The CFPB has filed a lawsuit in a Georgia federal district court against USASF Servicing (USASF) in which the CFPB alleges that USASF engaged in various unfair acts or practices in violation of the Consumer Financial Protection Act.  USASF services retail installment sales contracts (RICs) originated by its affiliate, U.S. Auto Sales, Inc., which the CFPB describes as a “buy-here, pay-here car dealer.”

The complaint alleges that USASF engaged in the following unfair acts or practices:

  • Wrongful activation of starter-interruption devices.
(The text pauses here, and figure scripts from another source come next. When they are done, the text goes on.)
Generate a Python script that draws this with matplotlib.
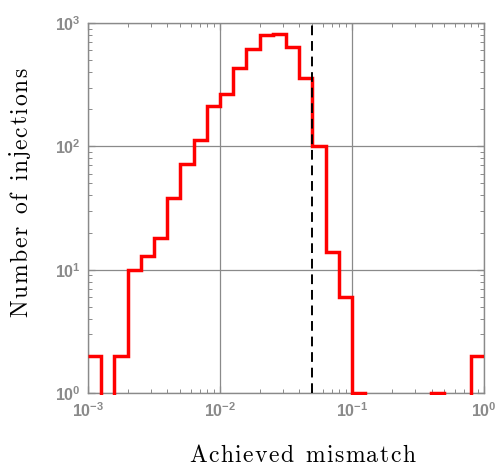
import numpy as np
import matplotlib
matplotlib.use("Agg")
import matplotlib.pyplot as plt
from matplotlib.ticker import FuncFormatter, LogLocator
from matplotlib.transforms import Bbox, TransformedBbox
from matplotlib.font_manager import FontProperties

plt.rcParams['mathtext.fontset'] = 'custom'
plt.rcParams['mathtext.bf'] = 'Liberation Sans:bold'
plt.rcParams['mathtext.rm'] = 'Liberation Sans:bold'

# histogram of achieved mismatch, 10 bins per decade from 1e-3 to 1
bin_exponents = np.linspace(-3, 0, 31)
counts = [2, 0, 2, 10, 13, 18, 38, 72, 113, 214,
          268, 434, 620, 795, 812, 644, 361, 100, 14, 6,
          1, 0, 0, 0, 0, 0, 1, 0, 0, 2]
threshold = 0.05
xlabel = 'Achieved mismatch'
ylabel = 'Number of injections'

edges = 10.0 ** bin_exponents
vals = np.array(counts, dtype=float)
vals[vals == 0] = 0.5   # empty bins fall below the axis

gray = '#8a8a8a'


def letter_spaced(fig, text, x_px, y_px, span_px, size, vertical=False):
    # lay the label out char by char to get the wide tracking of the original
    r = fig.canvas.get_renderer()
    prop = FontProperties(family='cmr10', size=size)
    W, H = fig.bbox.width, fig.bbox.height
    widths = []
    for ch in text:
        if ch == ' ':
            widths.append(0.38 * size * fig.dpi / 72)
        else:
            w, h, d = r.get_text_width_height_descent(ch, prop, ismath=False)
            widths.append(w)
    gap = (span_px - sum(widths)) / (len(text) - 1)
    pos = 0
    for ch, w in zip(text, widths):
        if ch != ' ':
            if vertical:
                fig.text(x_px / W, 1 - (y_px - pos) / H, ch, fontproperties=prop,
                         rotation=90, rotation_mode='anchor', ha='left', va='baseline')
            else:
                fig.text((x_px + pos) / W, 1 - y_px / H, ch, fontproperties=prop,
                         ha='left', va='baseline')
        pos += w + gap


fig = plt.figure(figsize=(4.99, 4.66), dpi=100)
ax = fig.add_axes([0.1764, 0.1567, 0.7936, 0.7939])

ax.set_xscale('log')
ax.set_yscale('log')
ax.set_xlim(1e-3, 1)
ax.set_ylim(1, 1e3)

ax.grid(True, which='major', color=gray, lw=0.9)
ax.set_axisbelow(True)

st = ax.stairs(vals, edges, baseline=None, color='red', lw=2.5, zorder=3)
# let the count==1 segments sit on the bottom spine without being cut in half
st.set_clip_box(TransformedBbox(Bbox([[0, -0.005], [1, 1]]), ax.transAxes))

ax.axvline(threshold, color='black', lw=1.4, ls=(0, (5, 3)), zorder=4)

fmt = FuncFormatter(lambda v, p: r'$\mathbf{10^{%d}}$' % int(round(np.log10(v))))
ax.xaxis.set_major_formatter(fmt)
ax.yaxis.set_major_formatter(fmt)
ax.xaxis.set_major_locator(LogLocator(base=10, numticks=10))
ax.yaxis.set_major_locator(LogLocator(base=10, numticks=10))
ax.xaxis.set_minor_locator(LogLocator(base=10, subs=np.arange(2, 10), numticks=20))
ax.yaxis.set_minor_locator(LogLocator(base=10, subs=np.arange(2, 10), numticks=20))
ax.xaxis.set_minor_formatter(plt.NullFormatter())
ax.yaxis.set_minor_formatter(plt.NullFormatter())

ax.tick_params(which='both', direction='in', top=True, right=True, color=gray,
               labelcolor=gray, labelsize=11.5)
ax.tick_params(which='major', length=5, width=0.9)
ax.tick_params(which='minor', length=3, width=0.7)
ax.tick_params(axis='x', pad=6)
ax.tick_params(axis='y', pad=5)

for s in ax.spines.values():
    s.set_color(gray)
    s.set_linewidth(1.0)

letter_spaced(fig, xlabel, 189, 462, 226, 17)
letter_spaced(fig, ylabel, 27, 317, 249, 17, vertical=True)

fig.savefig('out.png', dpi=100)
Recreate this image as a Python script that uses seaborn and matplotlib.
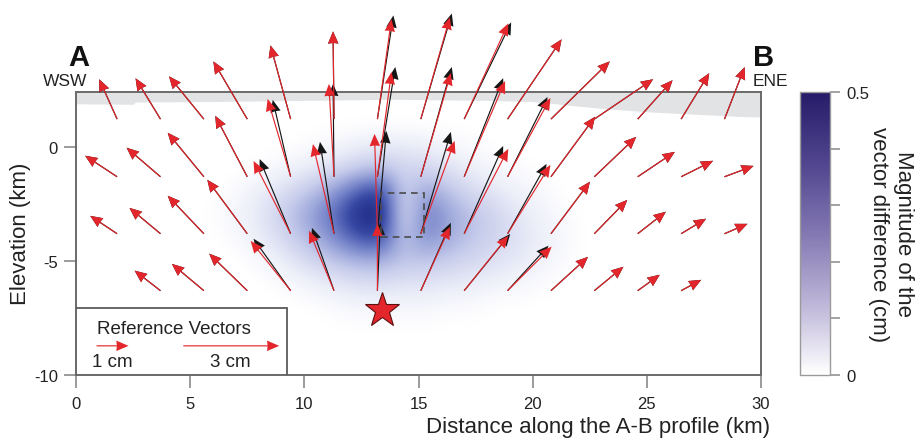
import numpy as np
import matplotlib
matplotlib.use('Agg')
import matplotlib.pyplot as plt
from matplotlib.patches import Rectangle
from matplotlib.cm import ScalarMappable
from matplotlib.colors import Normalize
import seaborn as sns

sns.set_theme(style='white')
plt.rcParams['font.family'] = ['Liberation Sans', 'DejaVu Sans']

# grid of vector tails (km)
col_x = [1.8, 3.7, 5.6, 7.5, 9.4, 11.3, 13.2, 15.1, 17.0, 18.9, 20.8, 22.7, 24.6, 26.5, 28.4]
row_y = [1.23, -1.3, -3.8, -6.3]

# observed (red) displacement, cm
nan = np.nan
red_u = [[-0.56, -0.78, -1.09, -1.06, -0.63, -0.03, 0.44, 0.91, 1.38, 1.69, 1.84, 1.84, 1.09, 0.88, 0.63],
         [-1.0, -1.06, -1.13, -1.0, -0.72, -0.16, 0.44, 0.94, 1.28, 1.34, 1.38, 1.31, 1.16, 1.0, 0.91],
         [-0.84, -0.97, -1.13, -1.25, -1.16, -0.66, -0.09, 1.06, 1.38, 1.34, 1.22, 1.03, 0.88, 0.78, 0.72],
         [nan, -0.81, -1.0, -1.19, -1.25, -0.78, 0.0, 0.91, 1.38, 1.38, 1.16, 0.91, 0.69, 0.63, nan]]
red_v = [[1.25, 1.28, 1.34, 1.81, 2.31, 2.75, 3.13, 3.19, 3.0, 2.5, 1.81, 1.25, 1.22, 1.44, 1.63],
         [0.66, 0.91, 1.38, 1.91, 2.44, 2.91, 3.28, 3.25, 3.0, 2.47, 1.88, 1.25, 0.78, 0.5, 0.34],
         [0.56, 0.81, 1.19, 1.69, 2.28, 2.81, 3.13, 2.91, 2.66, 2.16, 1.63, 1.06, 0.69, 0.47, 0.31],
         [nan, 0.63, 0.84, 1.16, 1.56, 1.88, 2.09, 2.0, 1.72, 1.38, 1.06, 0.75, 0.5, 0.34, nan]]

# second (black) displacement, cm
blk_u = [[-0.56, -0.78, -1.09, -1.06, -0.63, -0.03, 0.5, 0.97, 1.47, 1.69, 1.84, 1.84, 1.09, 0.88, 0.63],
         [-1.0, -1.06, -1.13, -1.0, -0.56, -0.03, 0.56, 0.97, 1.22, 1.25, 1.38, 1.31, 1.16, 1.0, 0.91],
         [-0.84, -0.97, -1.13, -1.25, -0.97, -0.44, 0.28, 0.94, 1.22, 1.22, 1.22, 1.03, 0.88, 0.78, 0.72],
         [nan, -0.81, -1.0, -1.19, -1.16, -0.69, 0.09, 0.94, 1.44, 1.28, 1.16, 0.91, 0.69, 0.63, nan]]
blk_v = [[1.25, 1.28, 1.34, 1.81, 2.31, 2.75, 3.25, 3.31, 3.03, 2.5, 1.81, 1.25, 1.22, 1.44, 1.63],
         [0.66, 0.91, 1.38, 1.91, 2.41, 2.91, 3.44, 3.44, 3.09, 2.5, 1.88, 1.25, 0.78, 0.5, 0.34],
         [0.56, 0.81, 1.19, 1.69, 2.34, 2.88, 3.22, 3.19, 2.75, 2.19, 1.63, 1.06, 0.69, 0.47, 0.31],
         [nan, 0.63, 0.84, 1.16, 1.63, 1.97, 2.13, 2.13, 1.78, 1.41, 1.06, 0.75, 0.5, 0.34, nan]]

# magnitude of vector difference (cm), coarse grid
heat_x = [5.3, 6.3, 7.3, 8.3, 9.3, 10.3, 11.3, 12.3, 13.3, 14.3, 15.3, 16.3, 17.3, 18.3, 19.3, 20.3, 21.3, 22.3, 23.3]
heat_y = [1, 0, -1, -2, -3, -4, -5, -6, -7, -8]
heat = [[0, 0, 0, 0, 0, 0, 0, 0, 0, 0, 0, 0, 0, 0, 0, 0, 0, 0, 0],
        [0, 0, 0, 0, 0, 0.01, 0.02, 0.04, 0.05, 0.05, 0.04, 0.02, 0.01, 0, 0, 0, 0, 0, 0],
        [0, 0, 0, 0.01, 0.03, 0.05, 0.08, 0.12, 0.15, 0.1, 0.1, 0.07, 0.04, 0.02, 0.01, 0, 0, 0, 0],
        [0, 0, 0.02, 0.05, 0.09, 0.14, 0.22, 0.34, 0.42, 0.08, 0.21, 0.14, 0.09, 0.06, 0.03, 0.02, 0, 0, 0],
        [0, 0.01, 0.03, 0.07, 0.13, 0.21, 0.31, 0.46, 0.52, 0.03, 0.29, 0.2, 0.14, 0.1, 0.06, 0.03, 0.01, 0, 0],
        [0, 0, 0.02, 0.05, 0.1, 0.16, 0.24, 0.34, 0.38, 0.12, 0.24, 0.18, 0.13, 0.1, 0.07, 0.04, 0.02, 0, 0],
        [0, 0, 0, 0.02, 0.05, 0.09, 0.13, 0.16, 0.17, 0.13, 0.13, 0.11, 0.09, 0.07, 0.05, 0.03, 0.01, 0, 0],
        [0, 0, 0, 0, 0.01, 0.03, 0.05, 0.07, 0.07, 0.06, 0.06, 0.05, 0.04, 0.03, 0.02, 0.01, 0, 0, 0],
        [0, 0, 0, 0, 0, 0, 0.01, 0.02, 0.02, 0.02, 0.02, 0.01, 0.01, 0, 0, 0, 0, 0, 0],
        [0, 0, 0, 0, 0, 0, 0, 0, 0, 0, 0, 0, 0, 0, 0, 0, 0, 0, 0]]

# topography surface (km)
topo_x = [0, 2.5, 2.6, 6, 10, 14, 18, 20, 21, 23, 25, 27, 29, 30]
topo_z = [1.9, 1.88, 1.98, 2.0, 2.05, 2.1, 2.05, 2.0, 1.9, 1.7, 1.55, 1.45, 1.35, 1.32]

source_x, source_y = 13.4, -7.15
box_x, box_y, box_w, box_h = 13.35, -3.95, 1.9, 1.95
ref_cm = [1, 3]
ref_x = [0.9, 4.7]
ref_y = [-8.72, -8.72]
ref_labels = ['1 cm', '3 cm']
ref_label_x = [1.6, 6.75]

km_per_cm = 1.4
ymax = 2.42

fig = plt.figure(figsize=(9.2, 4.39), dpi=100)
ax = fig.add_axes([0.0826, 0.1435, 0.7446, 0.6447])
ax.set_xlim(0, 30)
ax.set_ylim(-10, ymax)

heat_cmap = sns.blend_palette(['#ffffff', '#c3c9ea', '#7a88cc', '#3647a3', '#19237c'], as_cmap=True)
bar_cmap = sns.blend_palette(['#ffffff', '#bdb6d8', '#8378b2', '#50458e', '#261b68'], as_cmap=True)

dx = heat_x[1] - heat_x[0]
dy = heat_y[0] - heat_y[1]
ax.imshow(np.array(heat), cmap=heat_cmap, vmin=0, vmax=0.5, interpolation='bicubic',
          extent=[heat_x[0] - dx / 2, heat_x[-1] + dx / 2, heat_y[-1] - dy / 2, heat_y[0] + dy / 2],
          aspect='auto', zorder=0)

ax.fill_between(topo_x, topo_z, ymax, color='#e2e3e5', lw=0, zorder=1)

X, Y = np.meshgrid(col_x, row_y)
ru, rv = np.array(red_u), np.array(red_v)
bu, bv = np.array(blk_u), np.array(blk_v)
m = ~np.isnan(ru)

qkw = dict(angles='xy', scale_units='xy', scale=1 / km_per_cm, width=0.0017,
           headwidth=9, headlength=10.5, headaxislength=10)
qb = ax.quiver(X[m], Y[m], bu[m], bv[m], color='#161616', zorder=3, **qkw)
qr = ax.quiver(X[m], Y[m], ru[m], rv[m], color='#e3262b', zorder=4, **qkw)
qb.set_clip_on(False)
qr.set_clip_on(False)

ax.add_patch(Rectangle((box_x, box_y), box_w, box_h, fill=False, ls=(0, (4, 3)),
                       ec='#4a4a4a', lw=1.2, zorder=5))
ax.plot(source_x, source_y, marker='*', ms=26, mfc='#e3262b', mec='#5a0f10', mew=0.8,
        zorder=6, clip_on=False)

# reference vectors box
ax.add_patch(Rectangle((0, -10), 9.25, 2.94, fc='white', ec='#5a5a5a', lw=1.3, zorder=6))
ax.text(0.9, -7.95, 'Reference Vectors', fontsize=13.5, color='#222222', va='center', zorder=7)
qref = ax.quiver(ref_x, ref_y, ref_cm, [0, 0], color='#e3262b', zorder=7, **qkw)
for lx, lab in zip(ref_label_x, ref_labels):
    ax.text(lx, -9.4, lab, fontsize=13.5, color='#222222', ha='center', va='center', zorder=7)

ax.text(0.13, 3.97, 'A', fontsize=21, fontweight='bold', color='#111111', ha='center', va='center')
ax.text(-0.48, 2.94, 'WSW', fontsize=12.5, color='#222222', ha='center', va='center')
ax.text(30.1, 3.97, 'B', fontsize=21, fontweight='bold', color='#111111', ha='center', va='center')
ax.text(30.4, 2.94, 'ENE', fontsize=12.5, color='#222222', ha='center', va='center')

ax.set_xticks([0, 5, 10, 15, 20, 25, 30])
ax.set_yticks([-10, -5, 0])
ax.set_yticklabels(['-10', '-5', '0'])
ax.tick_params(axis='both', direction='out', length=9, width=1.2, color='#8a8a8a',
               labelsize=12, labelcolor='#222222', pad=4)
ax.tick_params(axis='x', pad=6)
ax.tick_params(left=True, bottom=True)
for s in ax.spines.values():
    s.set_color('#6a6a6a')
    s.set_linewidth(1.4)

ax.set_xlabel('Distance along the A-B profile (km)', fontsize=16, color='#222222', loc='right')
ax.xaxis.set_label_coords(1.013, -0.145)
ax.set_ylabel('Elevation (km)', fontsize=16, color='#222222')
ax.yaxis.set_label_coords(-0.066, 0.502)

cax = fig.add_axes([0.8696, 0.1435, 0.0326, 0.6447])
sm = ScalarMappable(norm=Normalize(0, 0.5), cmap=bar_cmap)
cb = fig.colorbar(sm, cax=cax, ticks=[0, 0.1, 0.2, 0.3, 0.4, 0.5])
cb.ax.set_yticklabels(['0', '', '', '', '', '0.5'])
cb.outline.set_edgecolor('#9a9a9a')
cb.outline.set_linewidth(1.0)
cb.ax.tick_params(direction='out', length=7, width=1.1, color='#8a8a8a',
                  labelsize=12, labelcolor='#222222', pad=5)
fig.text(0.9685, 0.466, 'Magnitude of the\nvector difference (cm)', rotation=270,
         fontsize=16, color='#222222', ha='center', va='center', ma='center', linespacing=1.2)

fig.savefig('out.png', dpi=100)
USASF’s internal procedures regarding starter-interruption devices (SID) installed in vehicles serviced by USASF provided that USASF would activate warning tones on a SID for the first four days following a missed payment and would disable the vehicle once a consumer was five days past due.  The procedures also provided that USASF would not activate a SID if the consumer had made a promise to make a payment on his or her loan.  USASF admitted to the CFPB that, due to programming errors, system errors, and human errors, it had (1) disabled vehicles at least 5,200 times when the consumer was not in default or made a promise to pay, (2) disabled vehicles at least 1,500 times after explicitly promising consumers it would not do so, and (3) sent warning tones over 71,000 times to consumers who had made a payment or were not in default, with the warning tones persisting for four days or more for many consumers.
  • Failure to refund unearned GAP premiums. In connection with repossessed vehicles and charged-off accounts, USASF failed to submit a request for a refund of unearned guaranteed asset protection (GAP) premiums, resulting in over $1 million in refunds that were not obtained and applied to consumer’s deficiency balances.  In connection with early pay-offs, the payoff amount requested by USASF included GAP premiums for the full loan term.  When a third party paid off a consumer’s loan early, USASF would submit a refund claim to the GAP administrator, using the payoff date as the date of GAP cancellation.  When a consumer paid off a loan early, USASF would not submit a refund claim to the GAP administrator unless the consumer specifically requested a refund of unearned GAP premiums.  In this situation, USASF used the date of the refund request rather than the payoff date as the date of GAP cancellation.  USASF failed to provide refunds of GAP premiums and unearned interest totaling at least $4 million for consumers who paid off their loans early and even when a refund was provided, it was inaccurately small because USASF did not request the refund as of the payoff date and did not refund interest on the unearned premiums.
  • Double billing for CPI.  From December 2105 through August 2021, USASF billed consumers twice per billing cycle for collateral protection insurance (CPI).  From 2015 to 2019, it often took more than 60 days for USASF to correct a double-billing error.  From 2019 to 2021, when USASF was using a different servicing system, it took USASF an average of over 120 days to correct a double-billing error.  In over 5,800 instances, USASF failed to correct such errors.
  • Misapplication of payments. The RICs serviced by USASF required it to apply the portion of any payment that exceeded the regularly scheduled payment amount first to accrued interest.  USASF admitted to the Bureau that it misapplied extra payment amounts first to late fees or CPI fees instead of accrued interest at least 8,738 times over nearly five years. 
  • Wrongful repossession.  USASF does not notify consumers of a planned repossession unless state law requires a right-to-cure notice.  USASF uses repossession forwarders that direct local recovery agents to repossess vehicles on USASF’s behalf.  Its communications with repossession agents are limited to notices though a software platform, including putting holds on repossessions that were initially ordered by USASF.  Prior to 2020, USASF did not have a formal process for servicing supervisors to be notified when activity occurred on an account that would trigger a repossession hold, such as a consumer making a payment or a promise to pay, or filing for bankruptcy.  Prior to December 2021, USASF did not have a process to automatically send a hold request to its repossession forwarder when such activity on an account occurred.  USASF admitted to the CFPB that it wrongfully repossessed vehicles 82 times, including repossessing four vehicles where the consumers were on active military duty and the Servicemembers Civil Relief Act prohibited repossession without a court order.

Many of the allegations in the complaint were previously discussed by the CFPB, without naming USASF, as examination findings in the Fall 2022 Supervisory Highlights.  The relief sought by the CFPB in the complaint includes a permanent injunction enjoining USASF from committing future CFPA violations, consumer redress, and a civil money penalty.